[DATA SECTION start]

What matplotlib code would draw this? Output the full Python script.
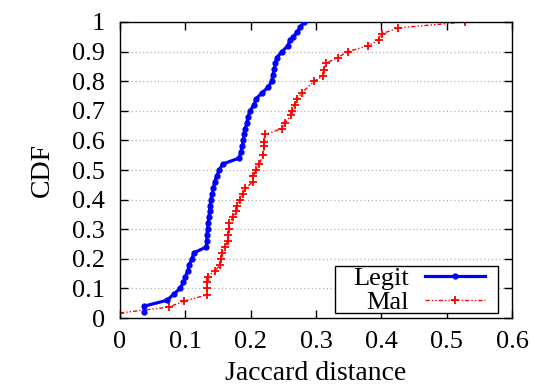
import matplotlib
matplotlib.use("Agg")
import matplotlib.pyplot as plt
from matplotlib.ticker import FixedLocator
from matplotlib.patches import Rectangle

legit_x = [0.037, 0.037, 0.072, 0.082, 0.092, 0.097, 0.100, 0.104, 0.106, 0.110, 0.113,
           0.132, 0.133, 0.133, 0.134, 0.135, 0.136, 0.137, 0.138, 0.139, 0.141,
           0.143, 0.145, 0.148, 0.152, 0.157, 0.182, 0.185, 0.187, 0.189, 0.190,
           0.192, 0.194, 0.196, 0.199, 0.205, 0.208, 0.217, 0.227, 0.232, 0.234,
           0.236, 0.238, 0.240, 0.248, 0.257, 0.260, 0.265, 0.271, 0.276, 0.282]
legit_y = [0.02, 0.04, 0.06, 0.08, 0.10, 0.12, 0.14, 0.16, 0.18, 0.20, 0.22,
           0.24, 0.26, 0.28, 0.30, 0.32, 0.34, 0.36, 0.38, 0.40, 0.42,
           0.44, 0.46, 0.48, 0.50, 0.52, 0.54, 0.56, 0.58, 0.60, 0.62,
           0.64, 0.66, 0.68, 0.70, 0.72, 0.74, 0.76, 0.78, 0.80, 0.82,
           0.84, 0.86, 0.88, 0.90, 0.92, 0.94, 0.95, 0.966, 0.983, 1.0]

mal_x = [0.0, 0.075, 0.098, 0.133, 0.133, 0.133, 0.134, 0.146, 0.153, 0.155, 0.156,
         0.160, 0.165, 0.166, 0.167, 0.167, 0.173, 0.178, 0.179, 0.184, 0.188,
         0.192, 0.204, 0.204, 0.208, 0.213, 0.219, 0.221, 0.221, 0.222, 0.248,
         0.253, 0.262, 0.263, 0.268, 0.271, 0.278, 0.297, 0.310, 0.312, 0.315,
         0.333, 0.349, 0.380, 0.396, 0.401, 0.425, 0.528]
mal_y = [0.017, 0.037, 0.057, 0.078, 0.10, 0.12, 0.14, 0.16, 0.18, 0.20, 0.22,
         0.24, 0.26, 0.28, 0.30, 0.32, 0.34, 0.36, 0.38, 0.40, 0.42,
         0.44, 0.46, 0.48, 0.50, 0.52, 0.55, 0.58, 0.595, 0.62, 0.64,
         0.66, 0.685, 0.70, 0.72, 0.74, 0.76, 0.80, 0.817, 0.838, 0.86,
         0.88, 0.90, 0.92, 0.94, 0.96, 0.98, 1.0]

x_ticks = [0, 0.1, 0.2, 0.3, 0.4, 0.5, 0.6]
x_tick_labels = ["0", "0.1", "0.2", "0.3", "0.4", "0.5", "0.6"]
y_ticks = [0, 0.1, 0.2, 0.3, 0.4, 0.5, 0.6, 0.7, 0.8, 0.9, 1.0]
y_tick_labels = ["0", "0.1", "0.2", "0.3", "0.4", "0.5", "0.6", "0.7", "0.8", "0.9", "1"]

plt.rcParams['font.family'] = ['Liberation Serif', 'DejaVu Serif']

fig = plt.figure(figsize=(5.35, 3.88), dpi=100)
ax = fig.add_axes([0.2243, 0.1804, 0.957 - 0.2243, 0.9433 - 0.1804])

for yt in y_ticks[1:-1]:
    ax.axhline(yt, color='#b0b0b0', linestyle=(0, (1, 2)), linewidth=0.9, zorder=0)

ax.plot(legit_x, legit_y, color='#0000ff', linewidth=2.3, marker='o', markersize=3.5,
        label='Legit', zorder=3)
ax.plot(mal_x, mal_y, color='#ff0000', linewidth=1.0, linestyle=(0, (3, 1.5, 1, 1.5, 1, 1.5)),
        marker='+', markersize=6, markeredgewidth=1.3, label='Mal', zorder=2)

ax.set_xlim(0, 0.6)
ax.set_ylim(0, 1)
ax.xaxis.set_major_locator(FixedLocator(x_ticks))
ax.yaxis.set_major_locator(FixedLocator(y_ticks))
ax.set_xticklabels(x_tick_labels)
ax.set_yticklabels(y_tick_labels)
ax.tick_params(direction='in', top=True, right=True, length=6, width=1,
               labelsize=19)
ax.tick_params(axis='y', pad=11)
ax.tick_params(axis='x', pad=9)
for s in ax.spines.values():
    s.set_linewidth(1.0)

ax.set_xlabel('Jaccard distance', fontsize=20, labelpad=6)
ax.set_ylabel('CDF', fontsize=20, labelpad=12)

# legend box
ax.add_patch(Rectangle((0.548, 0.017), 0.964 - 0.548, 0.176 - 0.017,
                       transform=ax.transAxes, facecolor='white',
                       edgecolor='black', linewidth=1.0, zorder=4))
leg = ax.legend(loc='center', markerfirst=False, fontsize=19, frameon=False,
                handlelength=2.3, borderpad=0.0, labelspacing=0.0,
                handletextpad=0.6, borderaxespad=0.0,
                bbox_to_anchor=(0.763, 0.093))
leg.set_zorder(5)

fig.savefig('out.png', dpi=100)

[DATA SECTION end]

**PROBLEM DETAILS:**
Repeat the lines exactly as they stand, from the opening line of the data through the line with "0.88, 0.90, 0.92, 0.94, 0.96, 0.98, 1.0]". Pictures stay out of the copy.

**EXPECTED OUTPUT:**
What matplotlib code would draw this? Output the full Python script.
import matplotlib
matplotlib.use("Agg")
import matplotlib.pyplot as plt
from matplotlib.ticker import FixedLocator
from matplotlib.patches import Rectangle

legit_x = [0.037, 0.037, 0.072, 0.082, 0.092, 0.097, 0.100, 0.104, 0.106, 0.110, 0.113,
           0.132, 0.133, 0.133, 0.134, 0.135, 0.136, 0.137, 0.138, 0.139, 0.141,
           0.143, 0.145, 0.148, 0.152, 0.157, 0.182, 0.185, 0.187, 0.189, 0.190,
           0.192, 0.194, 0.196, 0.199, 0.205, 0.208, 0.217, 0.227, 0.232, 0.234,
           0.236, 0.238, 0.240, 0.248, 0.257, 0.260, 0.265, 0.271, 0.276, 0.282]
legit_y = [0.02, 0.04, 0.06, 0.08, 0.10, 0.12, 0.14, 0.16, 0.18, 0.20, 0.22,
           0.24, 0.26, 0.28, 0.30, 0.32, 0.34, 0.36, 0.38, 0.40, 0.42,
           0.44, 0.46, 0.48, 0.50, 0.52, 0.54, 0.56, 0.58, 0.60, 0.62,
           0.64, 0.66, 0.68, 0.70, 0.72, 0.74, 0.76, 0.78, 0.80, 0.82,
           0.84, 0.86, 0.88, 0.90, 0.92, 0.94, 0.95, 0.966, 0.983, 1.0]

mal_x = [0.0, 0.075, 0.098, 0.133, 0.133, 0.133, 0.134, 0.146, 0.153, 0.155, 0.156,
         0.160, 0.165, 0.166, 0.167, 0.167, 0.173, 0.178, 0.179, 0.184, 0.188,
         0.192, 0.204, 0.204, 0.208, 0.213, 0.219, 0.221, 0.221, 0.222, 0.248,
         0.253, 0.262, 0.263, 0.268, 0.271, 0.278, 0.297, 0.310, 0.312, 0.315,
         0.333, 0.349, 0.380, 0.396, 0.401, 0.425, 0.528]
mal_y = [0.017, 0.037, 0.057, 0.078, 0.10, 0.12, 0.14, 0.16, 0.18, 0.20, 0.22,
         0.24, 0.26, 0.28, 0.30, 0.32, 0.34, 0.36, 0.38, 0.40, 0.42,
         0.44, 0.46, 0.48, 0.50, 0.52, 0.55, 0.58, 0.595, 0.62, 0.64,
         0.66, 0.685, 0.70, 0.72, 0.74, 0.76, 0.80, 0.817, 0.838, 0.86,
         0.88, 0.90, 0.92, 0.94, 0.96, 0.98, 1.0]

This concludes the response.